Tower Semiconductor said Axiro Semiconductor’s Ku- and X-band radar beamforming ICs are now available and ramping to volume production at Tower’s U.S. facilities, supporting domestic defense supply chains. The company also highlighted strong fundamentals, including $1.57 billion in trailing-12-month revenue (+9%), EPS of $1.94, and a $22.68 billion market cap, while Benchmark raised its price target to $230 from $165 with a Buy rating. The news is positive for Tower and defense-related semiconductor demand, but the broader market impact appears limited.

Analysis

This is less a pure product headline than a signal that Tower is monetizing the intersection of three durable budgets: U.S. defense hardening, domestic semiconductor sovereignty, and RF specialization. The domestic fab angle matters because defense primes increasingly pay up for supply-chain assurance, but the second-order effect is that Tower becomes a screening beneficiary whenever procurement shifts away from geographically exposed capacity or from vendors that cannot prove traceability. The market may still be underestimating how much of the upside is already in the stock.

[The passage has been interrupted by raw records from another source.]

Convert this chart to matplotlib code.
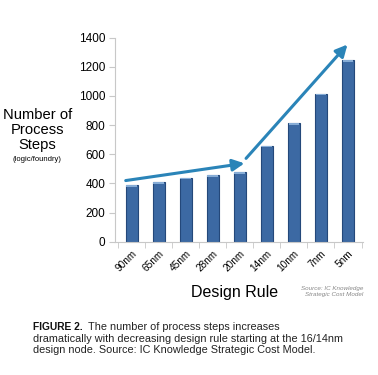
import numpy as np
import matplotlib.pyplot as plt

plt.rcParams['font.family'] = ['Liberation Sans', 'DejaVu Sans']

nodes = ['90nm', '65nm', '45nm', '28nm', '20nm', '14nm', '10nm', '7nm', '5nm']
steps = [390, 410, 440, 455, 480, 660, 812, 1015, 1245]
yticks = [0, 200, 400, 600, 800, 1000, 1200, 1400]

# trend arrows (x in category index, y in steps)
arrow1 = [(-0.22, 420), (4.17, 538)]
arrow2 = [(4.23, 572), (7.98, 1352)]

fig = plt.figure(figsize=(3.78, 3.75), dpi=100)
ax = fig.add_axes([0.304, 0.355, 0.656, 0.545])

x = np.arange(len(nodes))
ax.bar(x, steps, width=0.44, color='#3c69a3', edgecolor='#24487a', linewidth=0.8, zorder=2)
ax.bar(x, [12] * len(x), bottom=np.array(steps) - 12, width=0.40, color='#86acd6',
       linewidth=0, zorder=3)

for (x0, y0), (x1, y1) in [arrow1, arrow2]:
    ax.annotate('', xy=(x1, y1), xytext=(x0, y0),
                arrowprops=dict(arrowstyle='-|>,head_length=0.7,head_width=0.35',
                                color='#2a84b8', lw=2.2, shrinkA=0, shrinkB=0),
                zorder=4)

ax.set_xlim(-0.62, 8.55)
ax.set_ylim(0, 1400)
ax.set_yticks(yticks)
ax.set_yticklabels([str(v) for v in yticks], fontsize=8.5)
ax.set_xticks(x)
ax.set_xticklabels(nodes, rotation=45, ha='right', va='top', rotation_mode='anchor', fontsize=7.2)
ax.set_xticks(np.arange(-0.5, len(nodes)), minor=True)
ax.tick_params(axis='x', which='major', length=0, pad=5)
ax.tick_params(axis='x', which='minor', length=4, color='#c8c8c8', direction='out')
ax.tick_params(axis='y', length=4, color='#c8c8c8', pad=3)
for s in ['top', 'right']:
    ax.spines[s].set_visible(False)
ax.spines['left'].set_color('#c8c8c8')
ax.spines['bottom'].set_color('#c8c8c8')

fig.text(0.099, 0.653, 'Number of\nProcess\nSteps', ha='center', va='center',
         fontsize=10.6, linespacing=1.12)
fig.text(0.099, 0.576, '(logic/foundry)', ha='center', va='center', fontsize=5.5)
fig.text(0.62, 0.221, 'Design Rule', ha='center', va='center', fontsize=11.5)
fig.text(0.96, 0.222, 'Source: IC Knowledge\nStrategic Cost Model', ha='right', va='center',
         fontsize=4.5, style='italic', color='#888888', linespacing=1.3)

fig.text(0.088, 0.128, 'FIGURE 2.', ha='left', va='center', fontsize=7.4,
         fontweight='bold', color='#111111')
fig.text(0.232, 0.128, 'The number of process steps increases', ha='left', va='center',
         fontsize=7.8, color='#222222')
fig.text(0.088, 0.097, 'dramatically with decreasing design rule starting at the 16/14nm',
         ha='left', va='center', fontsize=7.8, color='#222222')
fig.text(0.088, 0.067, 'design node. Source: IC Knowledge Strategic Cost Model.',
         ha='left', va='center', fontsize=7.8, color='#222222')

fig.savefig('out.png', dpi=100)
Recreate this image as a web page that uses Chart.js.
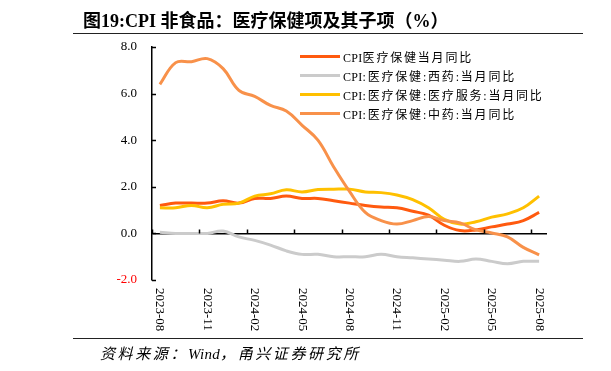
<!DOCTYPE html>
<html>
<head>
<meta charset="utf-8">
<script src="https://cdn.jsdelivr.net/npm/chart.js"></script>
<style>
  html, body { margin: 0; padding: 0; background: #fff; }
  #wrap { position: relative; width: 611px; height: 371px; overflow: hidden; }
  #myChart { position: absolute; left: 0; top: 0; }
  .title {
    position: absolute; left: 83px; top: 6px;
    font: bold 18px "Liberation Serif", "Noto Sans CJK SC", serif;
    color: #000; white-space: nowrap;
  }
  .rule { position: absolute; left: 73px; width: 510px; height: 0; border-top: 1.5px solid #222; }
  .source {
    position: absolute; left: 100px; top: 342px;
    font: italic 15px "Liberation Serif", "Noto Sans CJK SC", serif;
    letter-spacing: 2.6px; color: #000; white-space: nowrap;
  }
  .latin { letter-spacing: 0.3px; }
  .legend { position: absolute; left: 300px; top: 47px; }
  .legend .row { height: 19px; display: flex; align-items: center; white-space: nowrap; }
  .legend .swatch { width: 40px; height: 3px; margin-right: 3px; }
  .legend .txt { font: 12px "Liberation Serif", "Noto Sans CJK SC", serif; letter-spacing: 1.8px; color: #000; }
</style>
</head>
<body>
<div id="wrap">
  <canvas id="myChart" width="611" height="371"></canvas>
  <div class="title">图19:CPI 非食品：医疗保健项及其子项（%）</div>
  <div class="rule" style="top:33px"></div>
  <div class="legend" id="legend"></div>
  <div class="rule" style="top:338px"></div>
  <div class="source">资料来源：<span class="latin">Wind</span>，甬兴证券研究所</div>
</div>
<script>
// 월별 라벨 2023-08 ~ 2025-08
const months = ["2023-08","2023-09","2023-10","2023-11","2023-12","2024-01","2024-02","2024-03","2024-04",
  "2024-05","2024-06","2024-07","2024-08","2024-09","2024-10","2024-11","2024-12","2025-01","2025-02",
  "2025-03","2025-04","2025-05","2025-06","2025-07","2025-08"];

const seriesNames = ["CPI医疗保健当月同比", "CPI:医疗保健:西药:当月同比", "CPI:医疗保健:医疗服务:当月同比", "CPI:医疗保健:中药:当月同比"];
const seriesColors = ["#FF5A0F", "#CBCBCB", "#FFC000", "#F8914A"];

const healthcare = [1.2, 1.3, 1.3, 1.3, 1.4, 1.3, 1.5, 1.5, 1.6, 1.5, 1.5, 1.4, 1.3,
  1.2, 1.13, 1.1, 0.95, 0.78, 0.35, 0.12, 0.15, 0.28, 0.4, 0.55, 0.9];
const westernMedicine = [0.05, 0.0, 0.0, 0.0, 0.1, -0.15, -0.3, -0.5, -0.75, -0.9, -0.9, -1.0, -1.0,
  -1.0, -0.9, -1.0, -1.05, -1.1, -1.15, -1.2, -1.1, -1.2, -1.3, -1.2, -1.2];
const medicalServices = [1.1, 1.1, 1.2, 1.1, 1.25, 1.3, 1.6, 1.7, 1.87, 1.78, 1.88, 1.9, 1.9,
  1.78, 1.75, 1.65, 1.45, 1.1, 0.6, 0.4, 0.5, 0.7, 0.84, 1.1, 1.6];
const chineseMedicine = [6.4, 7.33, 7.37, 7.5, 7.07, 6.14, 5.88, 5.49, 5.25, 4.64, 4.0, 2.85, 1.8,
  0.9, 0.55, 0.4, 0.55, 0.72, 0.55, 0.45, 0.15, 0.02, -0.15, -0.6, -0.92];

const yMin = -2, yMax = 8, yStep = 2;
const tickEvery = 3;
const serif = '"Liberation Serif", "Noto Sans CJK SC", serif';

// 축 안쪽 눈금 + 세로 라벨
const axisExtras = {
  id: 'axisExtras',
  afterDraw(chart) {
    const ctx = chart.ctx;
    const x = chart.scales.x, y = chart.scales.y;
    const area = chart.chartArea;
    const step = (area.right - area.left) / months.length;
    const zeroY = y.getPixelForValue(0);
    ctx.save();
    ctx.strokeStyle = '#000';
    ctx.lineWidth = 1.5;
    ctx.beginPath();
    for (let i = 0; i < months.length; i += tickEvery) {
      const px = Math.round(area.left + i * step) + 0.5;
      ctx.moveTo(px, zeroY);
      ctx.lineTo(px, zeroY - 4);
    }
    y.ticks.forEach((t) => {
      const py = Math.round(y.getPixelForValue(t.value)) + 0.5;
      ctx.moveTo(area.left, py);
      ctx.lineTo(area.left + 4, py);
    });
    ctx.stroke();

    ctx.fillStyle = '#000';
    ctx.font = '13px ' + serif;
    ctx.textAlign = 'left';
    ctx.textBaseline = 'middle';
    for (let i = 0; i < months.length; i += tickEvery) {
      const px = x.getPixelForValue(i);
      ctx.save();
      ctx.translate(px, area.bottom + 8);
      ctx.rotate(Math.PI / 2);
      ctx.fillText(months[i], 0, 0);
      ctx.restore();
    }
    ctx.restore();
  }
};

const allSeries = [healthcare, westernMedicine, medicalServices, chineseMedicine];

const config = {
  type: 'line',
  data: {
    labels: months,
    datasets: allSeries.map((d, i) => ({
      label: seriesNames[i],
      data: d,
      borderColor: seriesColors[i],
      backgroundColor: seriesColors[i],
      borderWidth: 3,
      pointRadius: 0,
      tension: 0.4,
      order: allSeries.length - i
    }))
  },
  options: {
    responsive: false,
    animation: false,
    layout: { padding: { top: 47, right: 64, bottom: 0, left: 0 } },
    plugins: {
      legend: { display: false },
      tooltip: { enabled: false }
    },
    scales: {
      x: {
        type: 'category',
        offset: true,
        grid: { display: false },
        border: { display: false },
        ticks: { display: false },
        afterFit: (s) => { s.height = 91; }
      },
      y: {
        min: yMin,
        max: yMax,
        ticks: {
          stepSize: yStep,
          padding: 15,
          font: { family: serif, size: 13 },
          color: (c) => (c.tick && c.tick.value === yMin ? '#FF0000' : '#000'),
          callback: (v) => v.toFixed(1)
        },
        grid: {
          drawTicks: false,
          color: (c) => (c.tick && c.tick.value === 0 ? '#000' : 'rgba(0,0,0,0)'),
          lineWidth: 1.5
        },
        border: { display: true, color: '#000', width: 1.5 },
        afterFit: (s) => { s.width = 152; }
      }
    }
  },
  plugins: [axisExtras]
};

const myChart = new Chart(document.getElementById('myChart'), config);

// 범례 (CPI 부분은 자간 없이)
const legendDiv = document.getElementById('legend');
myChart.data.datasets.forEach((ds) => {
  const row = document.createElement('div');
  row.classList.add('row');
  const text = ds.label.replace(/^CPI/, '<span class="latin">CPI</span>');
  row.innerHTML = `<div class="swatch" style="background-color:${ds.borderColor};"></div><div class="txt">${text}</div>`;
  legendDiv.appendChild(row);
});
</script>
</body>
</html>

With the multiple far ahead of both revenue growth and near-term earnings leverage, the burden of proof shifts from “good execution” to “new addressable wallet share.” That makes the current setup more fragile than the upbeat sentiment suggests: a single quarter of margin pressure, slower ramp conversion, or commentary that defense bookings are lumpy could compress the stock even if headline growth stays positive. For competitors and partners, the most important read-through is not the radar chips themselves but the validation of Tower’s SiGe and silicon-photonics process stack. That creates a broader design-win halo for adjacent aerospace, RF, and optical programs, while making alternative foundries look comparatively less entrenched in defense-qualified flows. For STM, the Japan restructuring is a cleaner capital-allocation story but also removes some complexity; for LWLG, any proof that Tower can industrialize advanced photonics opens a longer-dated optionality channel, though that remains a years-not-months catalyst. Contrarian view: the consensus is focused on strategic scarcity, but the stock may be pricing scarcity at too high a terminal margin. The more interesting trade is not chasing the breakout, but owning the industrial enablers and hedging the valuation premium. If defense demand broadens, the upside can continue over 6-12 months; if not, the risk/reward skews to mean reversion because investors are paying for a best-case mix rather than the current run rate.